The spirit of Bill Cunningham has survived into the 21st century beyond providing entertainment. The theater started by a young man who needed a job has, over the years, employed thousands of people.

“It’s the heart of the town,” said Ginger Vieira, 30, who began working at the concession counter in 2000 as a high school student, and came back to work during college breaks. “It’s one of the best jobs you can have as a teenager,” she said.

“The manager Donald Babcock was a mentor to me. His ability to teach me to do each job all the way up to assistant manager was a special part of my education.”

She recalls selling tickets in a Chewbacca costume.

“I couldn’t breathe, but my cash box still came out even.”  

Vieira’s co-worker from the time, Valerie Haines, 32, recalls the exhilarating period.

“I remember people sleeping on the sidewalk outside the theater for tickets.
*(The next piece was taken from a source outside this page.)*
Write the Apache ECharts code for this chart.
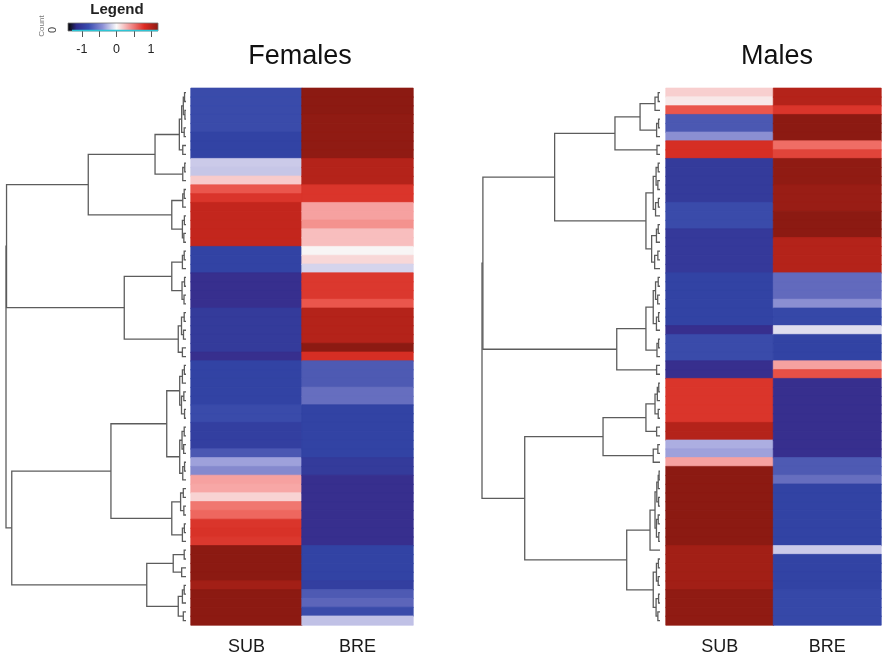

They lined up the way people today line up for the new iPhone,” Haines said.

On Dec. 17, 2015, following months of negotiations by film booker Bill Pence (who also heads the Dartmouth Film Society), Star Wars: The Force Awakens opened at the Nugget. Ticket sales were robust throughout the holidays, and during a three-day period the theater broke its all-time concession sales record three times. The fact is not insignificant, because movie theaters make the bulk of their money from concessions, while most ticket revenue flows to the studios.

Sitting in his office above the theaters, Michael Kaufman, who became manager in 2007, reflected on his 20 years at the Nugget — a period that included the 2013 conversion to digital.

“I saw what happened to other theaters when they were forced by the studios to go digital. So many small town theaters closed their doors because they couldn’t afford the technology; it made me sad. The little hometown feel that we have has been lost in many communities.

“Having the Improvement Society own us and operate us, allows us to adapt and change with the industry,” Kaufman said.

“We’re always talking about ways to enhance the theater, and we’re looking at trends in the industry,” said Kaufman when asked about the future of the Nugget. “Even though attendance tends to be volatile industry-wide, the Nugget is as stable today as it was 20 or 30 years ago.”

In 2015, new carpeting was installed throughout the entire theater, and the Nugget upgraded the sound system in two of the four cinemas so that it can handle visually impaired and hearing-impaired equipment. The other two cinemas are slated to be upgraded this year.

“We consider the Nugget to be an important cornerstone of downtown Hanover,” said Jeff Graham, manager of the Hanover Improvement Society. “By attracting over 100,000 ‘guests’ annually to Main Street, I’d like to think we are helping all downtown businesses, as visitors dine and shop while in town to see a movie.”

 To date, the Hanover Improvement Society has given over $2.5 million for “good works” in and around the Upper Valley. In addition to underwriting the operations of Storrs Pond and Campion Rink, the Improvement Society has provided funding to the Howe Library, The Main Street Project, Black Community Center, Dartmouth-Hitchcock Medical Center, Whaleback Ski Area, The Outreach House and the Hanover Garden Club.

 The theater business has changed a bit since the Nugget first opened and was the only game in town. The Nugget faces competition not just from other theaters and the film society, but also from the wide availability of entertainment available via livestream. But even with national movie theater attendance hitting a two-decade low last year, Kaufman isn’t worried about the future of the Nugget. 

 “On Christmas Day 2014, we sold so many tickets online that we almost sold out before we opened the doors. The lobby was completely crammed and people were anxious to get in to their movies. All of a sudden someone in the middle of the crowd started singing a Christmas carol. Everybody joined in, and I’m not ashamed to say that I started to cry. That’s what it’s about,” Kaufman said.